Duanganksnorn Chaidee (women’s +87 kg) ~ 2018 World Championships bronze medalist (Combined and Clean & Jerk).

Teerapat Chomchuen (men’s 55 kg) ~ 2018 World Championships bronze in Clean & Jerk (missed all three Snatch lifts).

Tanasan (48 kg) and Srisurat (58 kg) were Olympic gold medalists in Rio in 2016. Srisurat and Pulsabsakul are second-time losers: both were sanctioned for doping in 2011 and both were suspended for two years.

That’s six positives at the 2018 Worlds and the IWF adopted strict rules for national federations with doping positives. The 2018 IWF Anti-Doping Policy’s Rule 12 requires that the Thai federation pay $5,000 plus the costs of testing for each positive. Further, Rule 12.5 states that for three or more violations within a calendar year, the IWF’s Independent Panel on doping can impose sanctions of:

● Suspension of the federation for up to four years;
● Impose a fine; for six violations, this could be up to $200,000;
● Ban and or all team officials for up to two years.

Inconveniently for Thailand and the IWF, the 2019 World Championships are slated to be held in Pattaya (THA) from 16-25 September. The IWF could be looking for a replacement quickly (and the U.S. would be a prime candidate after well-run championships in Houston and Anaheim in 2015 and 2017).

The IWF took great pains in its statement to emphasize that “Despite testing about 52% of all participating athletes at the 2018 IWF World Championships, no AAFs were initially recorded. But further analysis in collaboration with the IWF’s Athlete Passport Management Unit, the Cologne anti-doping laboratory, saw further analysis carried out on target athletes’ samples using the most sophisticated available technique: Gas Chromatography-Combustion-Isotope Ratio Mass Spectrometry (GC-C-IRMS). As a result, four additional AAFs by Thai weightlifters were revealed.”

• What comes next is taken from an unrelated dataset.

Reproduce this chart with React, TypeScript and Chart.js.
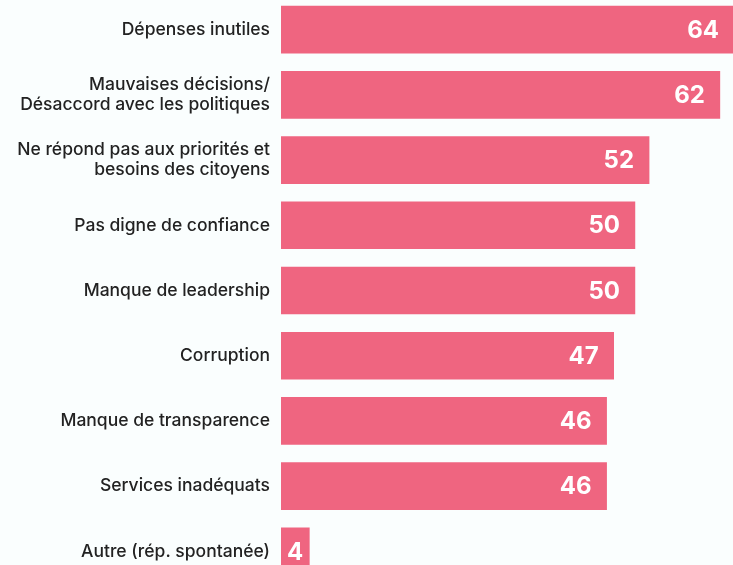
import React, { useEffect, useRef } from "react";
import { Chart, registerables } from "chart.js";

Chart.register(...registerables);

const categories: (string | string[])[] = [
  "Dépenses inutiles",
  ["Mauvaises décisions/", "Désaccord avec les politiques"],
  ["Ne répond pas aux priorités et", "besoins des citoyens"],
  "Pas digne de confiance",
  "Manque de leadership",
  "Corruption",
  "Manque de transparence",
  "Services inadéquats",
  "Autre (rép. spontanée)",
];
const values: number[] = [64, 62, 52, 50, 50, 47, 46, 46, 4];

const BAR_COLOR = "#EF6580";
const FONT = "Inter, 'Noto Sans', sans-serif";

const valueLabels = {
  id: "valueLabels",
  afterDatasetsDraw(chart: any) {
    const ctx = chart.ctx;
    const meta = chart.getDatasetMeta(0);
    ctx.save();
    ctx.font = `bold 24px ${FONT}`;
    ctx.fillStyle = "#ffffff";
    ctx.textBaseline = "middle";
    meta.data.forEach((bar: any, i: number) => {
      const txt = String(values[i]);
      const w = ctx.measureText(txt).width;
      const start = bar.base;
      const end = bar.x;
      let x = end - 15;
      if (x - w < start + 6) {
        ctx.textAlign = "center";
        x = (start + end) / 2;
      } else {
        ctx.textAlign = "right";
      }
      ctx.fillText(txt, x, bar.y + 1);
    });
    ctx.restore();
  },
};

export default function App() {
  const ref = useRef<HTMLCanvasElement | null>(null);
  useEffect(() => {
    if (!ref.current) return;
    const chart = new Chart(ref.current, {
      type: "bar",
      data: {
        labels: categories,
        datasets: [
          {
            data: values,
            backgroundColor: BAR_COLOR,
            barThickness: 47,
          },
        ],
      },
      options: {
        indexAxis: "y",
        animation: false,
        responsive: false,
        maintainAspectRatio: false,
        layout: { padding: 0 },
        plugins: { legend: { display: false }, tooltip: { enabled: false } },
        scales: {
          x: { display: false, min: 0, max: 64 },
          y: {
            grid: { display: false, drawTicks: false },
            border: { display: false },
            ticks: {
              color: "#222222",
              font: { family: FONT, size: 17.5, weight: "500", lineHeight: 1.15 },
              padding: 11,
            },
            afterFit(axis: any) {
              axis.width = 281;
              axis.paddingTop = 0;
              axis.paddingBottom = 0;
            },
          },
        },
      },
      plugins: [valueLabels],
    });
    return () => chart.destroy();
  }, []);
  return (
    <div
      style={{
        position: "absolute",
        left: 0,
        top: -3,
        width: 734,
        height: 587,
        background: "#fafefe",
      }}
    >
      <canvas ref={ref} width={734} height={587} style={{ display: "block" }} />
    </div>
  );
}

And the federation is well aware of what is at stake here:

“By the IWF’s actions in recent years, the IWF has repeatedly demonstrated its willingness to make the most difficult decisions in favour of protecting clean athletes and promoting clean sport. The IWF remains committed to implement the most advanced testing techniques to ensure that the very small minority who cheat are identified and sanctioned. With the IWF’s anti-doping efforts before, during and after the 2018 IWF World Weightlifting Championships, this was proven once again. With the support of IWF’s partners, the IWF will continue to send out a very clear message that there is no place for doping in weightlifting. …

“The IWF previously suspended nine Member Federation, accompanied their suspension with education and rehabilitation, in order to change cultures in high-risk countries. While it is regrettable that such support should be needed for a Member Federation, the IWF will not hesitate to provide it if necessary.”

This is a bad look for the IWF and for weightlifting, even as the number of doping positives has receded in recent years. Expect some harsh words from the IOC Executive Board for weightlifting at its next meeting, and for further measures from the IWF to show its effort to stamp out doping.